The brokerage industry will spend more than $4.7 billion in start-up costs relating to the Department of Labor's new fiduciary rule, far exceeding the DOL's estimated costs for broker-dealers of $2 billion to $3 billion, according to a study issued Thursday by the Securities Industry and Financial Markets Association, a trade group representing Wall Street.
Litigation risk has been a key driver in business and compliance decisions across the brokerage industry, according to the study, which was completed by Deloitte & Touche for SIFMA.
And, as widely reported previously, firms are cutting back on the number and types of products they have for sale. About two-thirds of the firms surveyed have cut the number of mutual funds they sell to investors, while close to a quarter have eliminated no-load funds and directly held funds, which are mutual funds clients have at the fund company directly rather than the brokerage. Directly held funds are popular with many independent contractor reps.
The 21 financial institutions who participated in the study represent 132,000 registered reps and advisers, or 43% of the registered sales people in the industry. The firms in the survey control $4.6 trillion — 27% — of the retirement savings in the market.
The future of the fiduciary rule appears up in the air at the moment; the DOL in a legal brief filed Wednesday indicated it wants to delay the remaining parts of the rule that were supposed to be implemented Jan. 1, 2018, until July 1, 2019.
Supporters of the Labor Department's fiduciary rule are calling an 18-month implementation delay too long, while opponents say the postponement is needed to give the agency time to review the rule.
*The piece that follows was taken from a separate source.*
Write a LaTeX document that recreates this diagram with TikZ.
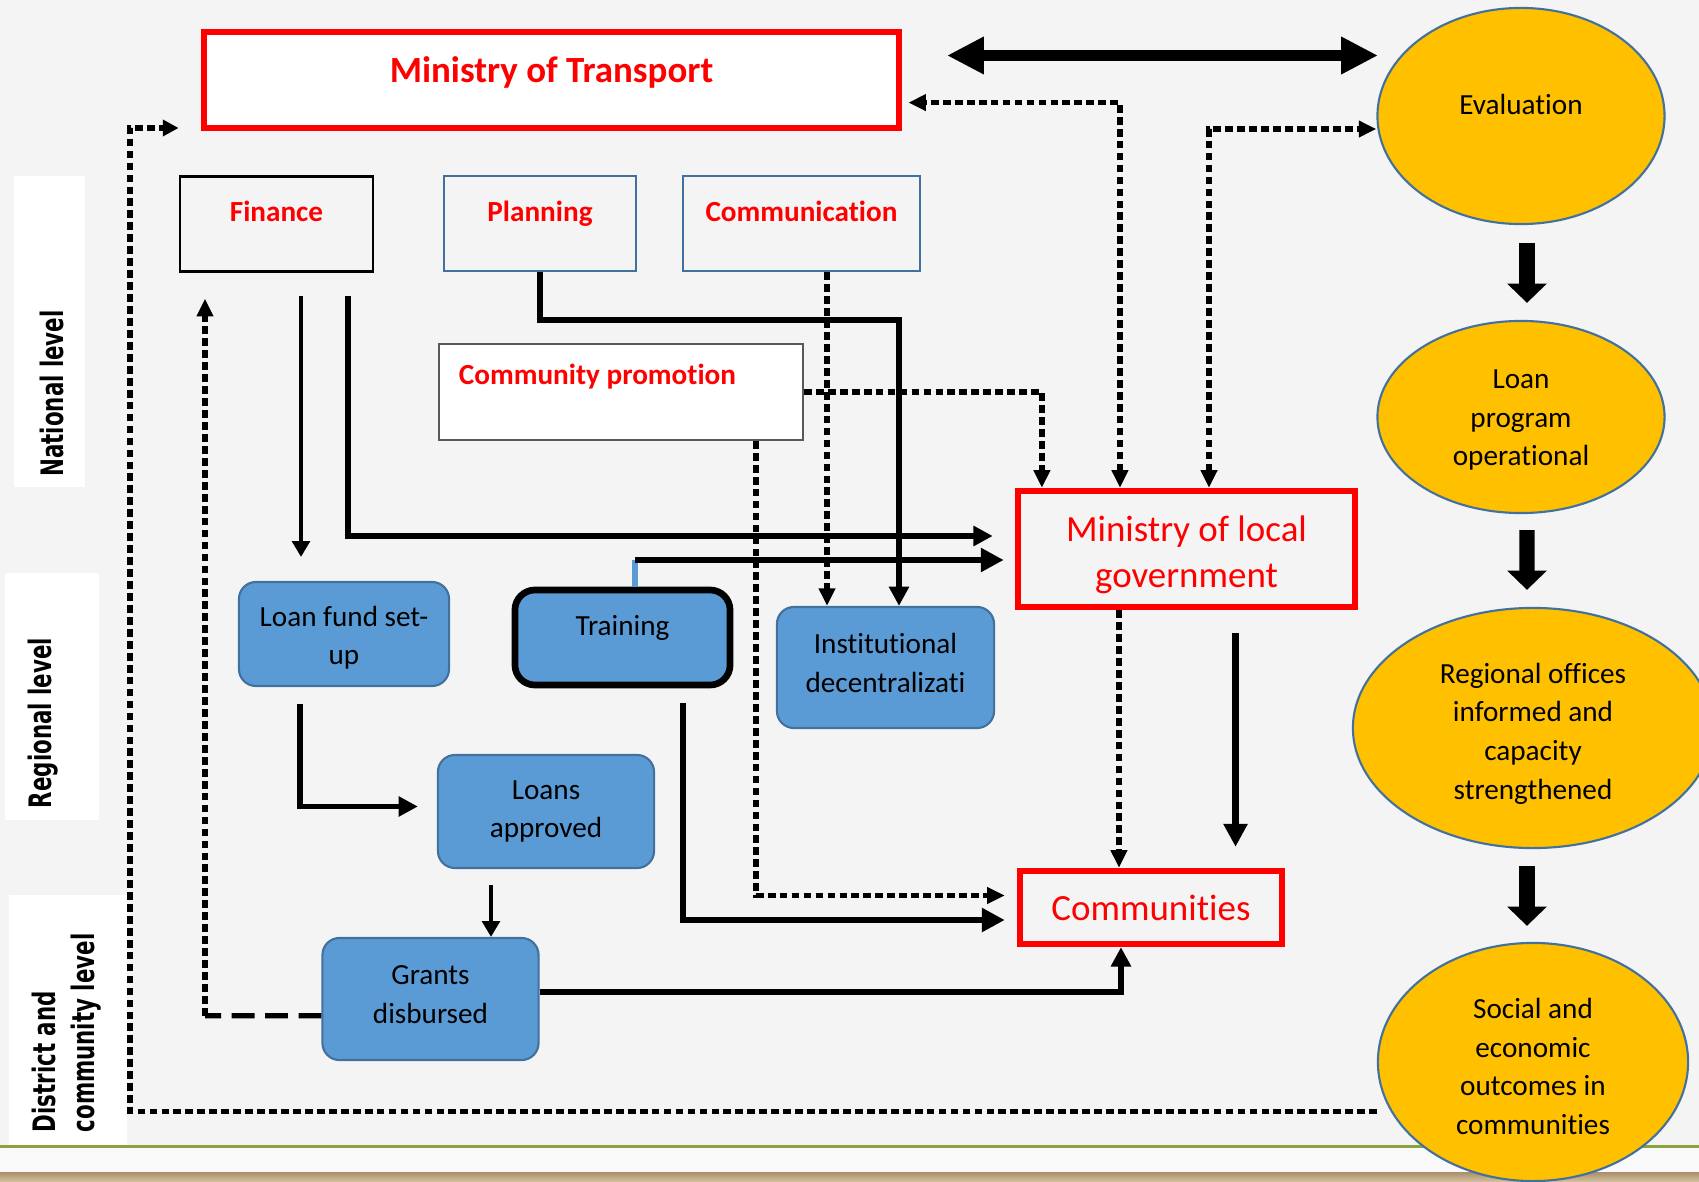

SIFMA's study comes the same week as the DOL's deadline for comment letters in response to a Department of Labor request at the end of June soliciting suggestions from the public for streamlining major provisions of the rule.
Other trade organizations representing sections of the financial services industry have issued studies and letters this week that show the fiduciary rule in a negative light. For example, the Insured Retirement Institute earlier this week issued a comment letter that said the new rule is creating tens of thousands of "orphaned" investment accounts and limiting consumers' access to financial products and services.
Barbara Roper, director of investor protection at the Consumer Federation of America and a supporter of the rule, said SIFMA should release the names of the firms it surveyed and be completely transparent with the data it collected if it wanted the conclusions of the study to be verifiable.
"I could take this report and its findings and say, I've interviewed 21 firms and we see huge successes for investors," Ms. Roper said. "Firms are taking out high-cost products, beefing up compliance to support investors and giving best-interest advice."
A SIFMA spokesperson responded by saying: "Similarly to studies relied upon by the Department within its regulatory impact analysis, the study included underlying data that cannot be shared outside of the confines of the study. As you are aware, an assurance of confidentiality is frequently necessary to obtain parties' agreement to participate in studies involving the analysis of marketplace data."
The costs of the new rule to broker-dealers are high, according to the study. Large firms, or those with net capital reserves of greater than $1 billion, on average spent almost $55 million in start-up costs and expect ongoing costs of $5.9 million. Medium firms, with net capital between $50 million and $1 billion, reported average start-up and ongoing costs, respectively, of $16.4 million and $3.2 million. Small firms, with less than $50 million in net capital and the overwhelming majority of broker-dealers, reported $2.3 million in initial costs, and will spend, on average, $1.1 million to comply with the rule.